Monday, February 02, 2009

The ATJs report: Determined to win this dork-o-rama

One of us is owner of the the all-time Toronto Blue Jays team — the ATJs — in the Historical Sim League (SHL). Other owners include HDNet's Roy Firestone (Orioles),'s Jonah Keri (Expos), Kansas City Star writer and blogging god Joe Posnanski (Indians), godfather of Sabermetrics, Bill James (Red Sox) and Curt Schilling (Pirates), who has struck out 3,116 more major-league batters than any of us will. So how about those Blue Jays?

The secret handshake with Jays fans is realizing the 1980s generation of players were the team, not the 1992-93 back-to-back World Series teams.

The Jays in those days, Jesse and Lloyd and Rance and Garth and Er-nie, Er-nie! toiled down at the Mistake by the Lake, with its rock-hard artificial turf, cramped clubhouses and the aluminum bleachers which did not face home plate. They wore funny blue-and-white hats and powder blue pyjamas with all the dignity, as was the style at the time, with all the dignity one could muster. It is a good nostalgia wallow to see some of the 1980s players fuelling the ATJs' early-season rise to first place in its division, with a 12-6 record after 18 games. That is only one game off the best record in all sim baseball, held by Schilling's Pirates.

The ATJs manager, to quote Casey Stengel, wants it known he couldna done it without the players. The formula which only gets the real-life Jays so far in the current AL East, pitching, solid fielding and sporadic run production, is working in the Expansion 3 group. They actually have a different leader in each of the six Triple Crown categories, which speaks to their balance.

The division consists of Arizona/Colorado D-Rox, the Marlin/Rays (an amalgam of the two Florida teams) and Toronto's 1977 expansion cousins, the Seattle Mariners (dead last at 5-13). The D-Rox are 10-8, good for second.

Jimmy Key (3-1, 3.19, 1.16 WHIP) has emerged as a solid No. 3 starter after Dumb and Doctor, the 1-2 punch of Roger Clemens and Roy Halladay, . In his most recent start, Key went the route on a seven-hitter, striking out 10, to beat Florida/Tampa Bay and, wait for it, Marlins/Rays starter A.J. Burnett. (The big blow in that one was a three-run homer by leadoff man Lloyd Moseby.)

Fourth starter Dave Stieb, has been slower to come around, but did win his last start. Tom Henke is tied with the league lead with six saves.

Hitting-wise, Moseby is leading the club with a .917 on-base-plus-slugging and team-high 14 runs scored. Tony Fernandez, batting .288/.377/.407 out of the No. 9 spot, has also proven to be a good table-setter.

The seven spots in between them are, uh, problematic.

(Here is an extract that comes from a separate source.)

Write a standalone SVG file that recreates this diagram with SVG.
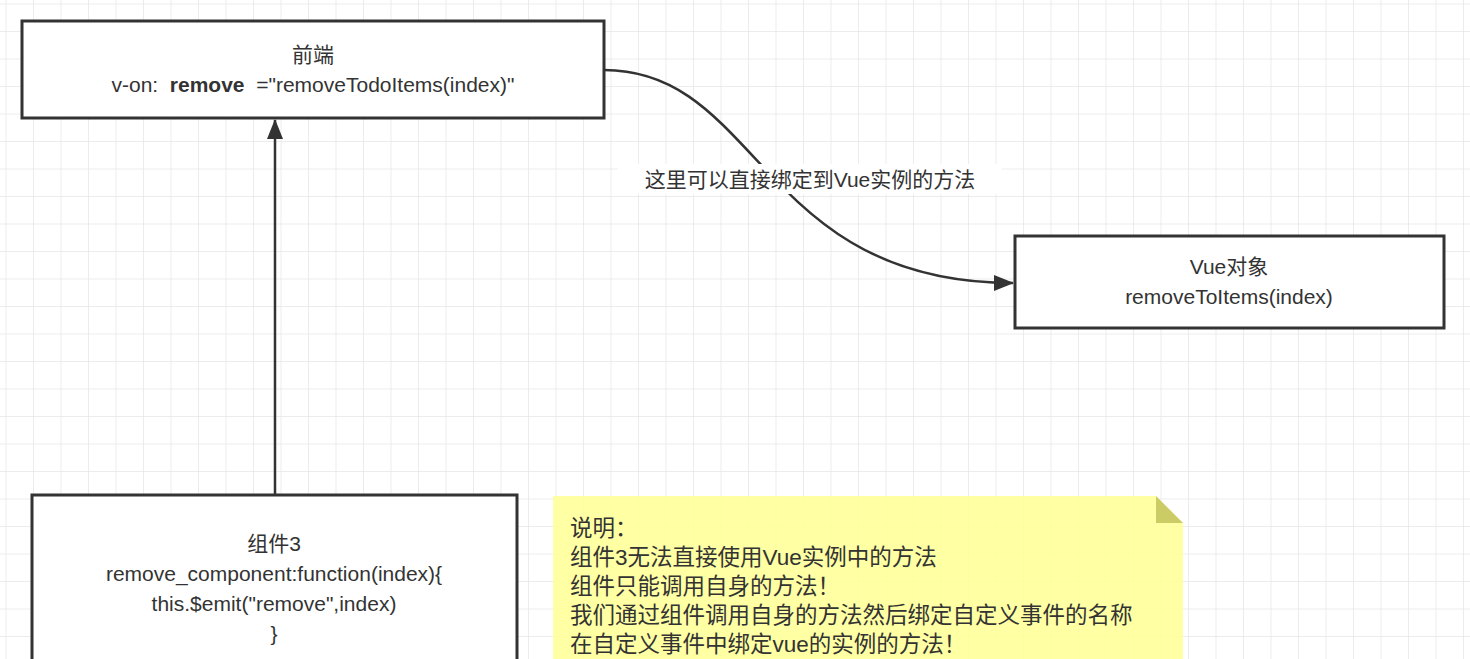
<svg xmlns="http://www.w3.org/2000/svg" width="1470" height="659" viewBox="0 0 1470 659">
<defs>
<pattern id="grid" x="5.5" y="3.5" width="27.5" height="27.5" patternUnits="userSpaceOnUse">
<path d="M0 0H27.5M0 0V27.5" fill="none" stroke="#e6e6e6" stroke-width="1.5"/>
</pattern>
<marker id="arrB" viewBox="0 0 20 20" refX="19" refY="10" markerWidth="20" markerHeight="20" markerUnits="userSpaceOnUse" orient="auto">
<path d="M0 2L20 10L0 18Z" fill="#333"/>
</marker>
</defs>
<style>
text{font-family:"Liberation Sans","Noto Sans CJK SC",sans-serif;font-size:21px;fill:#333;white-space:pre}
.box{fill:#fff;stroke:#333;stroke-width:3}
.c{text-anchor:middle}
.line{fill:none;stroke:#333;stroke-width:2.5}
.n{font-size:22.5px}
</style>
<rect width="1470" height="659" fill="#fff"/>
<rect width="1470" height="659" fill="url(#grid)"/>
<g id="connectors">
<path class="line" d="M275 494V120" marker-end="url(#arrB)"/>
<path class="line" d="M604 70C760 70 760 283 1013 283" marker-end="url(#arrB)"/>
<rect x="618" y="164" width="384" height="30" fill="#fff"/>
<text x="810" y="187" class="c">这里可以直接绑定到Vue实例的方法</text>
</g>
<g id="frontend">
<rect class="box" x="22" y="21" width="582" height="97"/>
<text x="313" y="62" class="c">前端</text>
<text x="313" y="92" class="c">v-on:  <tspan font-weight="bold">remove</tspan>  ="removeTodoItems(index)"</text>
</g>
<g id="vue">
<rect class="box" x="1015" y="236" width="429" height="92"/>
<text x="1229" y="274" class="c">Vue对象</text>
<text x="1229" y="304" class="c">removeToItems(index)</text>
</g>
<g id="component3">
<rect class="box" x="32" y="495" width="485" height="180"/>
<text x="274" y="551" class="c">组件3</text>
<text x="274" y="581" class="c">remove_component:function(index){</text>
<text x="274" y="611" class="c">this.$emit("remove",index)</text>
<text x="274" y="641" class="c">}</text>
</g>
<g id="note">
<path d="M553 496H1156L1183 523V659H553Z" fill="#ffff99" fill-opacity="0.9"/>
<path d="M1156 496V523H1183Z" fill="#cccc66"/>
<text class="n" x="570" y="536">说明：</text>
<text class="n" x="570" y="565">组件3无法直接使用Vue实例中的方法</text>
<text class="n" x="570" y="594">组件只能调用自身的方法！</text>
<text class="n" x="570" y="623">我们通过组件调用自身的方法然后绑定自定义事件的名称</text>
<text class="n" x="570" y="652">在自定义事件中绑定vue的实例的方法！</text>
</g>
</svg>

Roberto Alomar has cooled off, which might be the effect of being one of the only players on four different SHL teams (he's also on Firestone's Orioles, Poz's Indians and the Padres, owned by Geoff Young of Ducksnorts.) The ballcubs is is 20th or worse in the SHL in almost every offensive stat, except stolen bases (with 35 base swipes, they're third).

Carlos Delgado
has been a big bat out of the 3-hole, slugging .554, while George Bell is cleaning up with 18 RBI after 18 games despite some execrable rate stats (.225/.230/.422.) At least this group is opportunistic. A good case-in-point came April 19 in Chicago, when Delgado ended in an eight-pitch battle with Mordecai "Three Finger" Brown by hitting a two-out, two-strike, walkoff homer in the bottom of the ninth for a 2-1 win over the all-time Chicago Cubs.

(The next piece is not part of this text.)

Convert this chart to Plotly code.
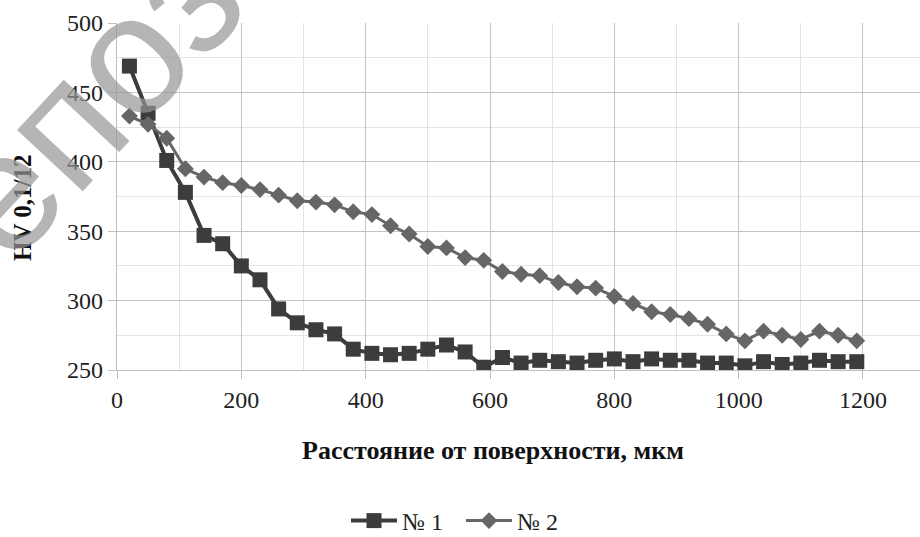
import plotly.graph_objects as go

# Distance from surface, µm
distance = [20, 50, 80, 110, 140, 170, 200, 230, 260, 290,
            320, 350, 380, 410, 440, 470, 500, 530, 560, 590,
            620, 650, 680, 710, 740, 770, 800, 830, 860, 890,
            920, 950, 980, 1010, 1040, 1070, 1100, 1130, 1160, 1190]

# Series "№ 1" (squares)
hv_1 = [469, 435, 401, 378, 347, 341, 325, 315, 294, 284,
        279, 276, 265, 262, 261, 262, 265, 268, 263, 252,
        259, 255, 257, 256, 255, 257, 258, 256, 258, 257,
        257, 255, 255, 253, 256, 254, 255, 257, 256, 256]

# Series "№ 2" (diamonds)
hv_2 = [433, 427, 417, 395, 389, 385, 383, 380, 376, 372,
        371, 369, 364, 362, 354, 348, 339, 338, 331, 329,
        321, 319, 318, 313, 310, 309, 303, 298, 292, 290,
        287, 283, 276, 271, 278, 275, 272, 278, 275, 271]

series_names = ["№ 1", "№ 2"]
x_title = "Расстояние от поверхности, мкм"
y_title = "HV 0,1/12"
watermark = "Репозиторий"

FONT = "Liberation Serif"

fig = go.Figure()
fig.add_trace(go.Scatter(
    x=distance, y=hv_1, name=series_names[0], mode="lines+markers",
    line=dict(color="#3c3c3c", width=4),
    marker=dict(symbol="square", size=15, color="#3c3c3c"),
))
fig.add_trace(go.Scatter(
    x=distance, y=hv_2, name=series_names[1], mode="lines+markers",
    line=dict(color="#666666", width=3),
    marker=dict(symbol="diamond", size=13, color="#666666"),
))

fig.update_layout(
    width=920, height=537,
    margin=dict(l=117, r=0, t=23, b=167, autoexpand=False),
    paper_bgcolor="white", plot_bgcolor="white",
    font=dict(family=FONT, size=24, color="#222222"),
    showlegend=True,
    legend=dict(orientation="h", x=(346 - 117) / 803, xanchor="left",
                y=(370 - 521) / 347, yanchor="middle",
                font=dict(family=FONT, size=24, color="#222222"), itemwidth=46,
                entrywidth=54, entrywidthmode="pixels",
                bgcolor="rgba(0,0,0,0)"),
    xaxis=dict(
        range=[0, 1291.7], dtick=200, tick0=0, automargin=False,
        showgrid=True, gridcolor="#c4c4c4", gridwidth=1.3,
        minor=dict(dtick=100, tick0=0, showgrid=True, gridcolor="#e4e4e4", gridwidth=1.3),
        ticks="outside", ticklen=8, tickcolor="#bfbfbf", tickwidth=1.3,
        showline=True, linecolor="#bfbfbf", linewidth=1.3, zeroline=False,
        tickfont=dict(family=FONT, size=24, color="#222222"),
    ),
    yaxis=dict(
        range=[250, 500.05], dtick=50, tick0=250, automargin=False,
        showgrid=True, gridcolor="#c4c4c4", gridwidth=1.3,
        minor=dict(dtick=25, tick0=250, showgrid=True, gridcolor="#e4e4e4", gridwidth=1.3),
        ticks="outside", ticklen=8, tickcolor="#bfbfbf", tickwidth=1.3,
        showline=True, linecolor="#bfbfbf", linewidth=1.3, zeroline=False,
        tickfont=dict(family=FONT, size=24, color="#222222"),
    ),
    annotations=[
        dict(text="<b>" + x_title + "</b>", xref="paper", yref="paper",
             x=(493 - 117) / 803, y=(370 - 450) / 347, xanchor="center", yanchor="middle",
             showarrow=False,
             font=dict(family=FONT, size=26, color="#111111")),
        dict(text="<b>" + y_title + "</b>", xref="paper", yref="paper",
             x=(22 - 117) / 803, y=(370 - 208) / 347, xanchor="center", yanchor="middle",
             textangle=-90, showarrow=False,
             font=dict(family=FONT, size=25, color="#111111")),
        dict(text=watermark, xref="paper", yref="paper",
             x=(240 - 117) / 803, y=(370 + 64) / 347, xanchor="center", yanchor="middle",
             textangle=-47, showarrow=False,
             font=dict(family="Liberation Sans", size=170,
                       color="rgba(150,150,150,0.7)")),
    ],
)

fig.write_html(
    "out.html",
    config={"displayModeBar": False},
    post_script="document.body.style.margin='0';document.body.style.overflow='hidden';",
)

That isn't going to happen every day, so the skipper has find some winning combination in right field and third base, which make up the 5-6 spots in the order. A
n Alex Rios/Joe Carter quasi-platoon has been installed in right while Jesse Barfield gets some swings in down at Triple-A Las Vegas. Over at third, the original professional hitter, Rance Mulliniks, might yet push Troy Glaus into a platoon role.

It has been a lot of fun following this. All of this is couched in the acknowledgement that it is a dork-o-rama, but for a Jays diehard, this been a joy. Thanks for listening.

Schilling's masterstroke

Curt Schilling gets a slow clap for choosing to be owner of the Pirates, even though he never played for the franchise.

It's a downtrodden franchise on account of those 16 consecutive losing seasons, but it dates back to the 19th century and it has employed some all-time great players. Their regular lineup has six Hall of Famers, seven if you count Bill Mazeroski, who's in there somewhat dubiously:
  1. Honus Wagner, shortstop
  2. Paul Waner, rightfield
  3. Barry Bonds, centrefield
  4. Willie Stargell, first base
  5. Ralph Kiner, right field
  6. Jason Kendall, catcher
  7. Pie Traynor, third base
  8. Bill Mazeroski, second base
Some would say that it was disloyal on Schilling's part. The word "shrewd" seems fairer.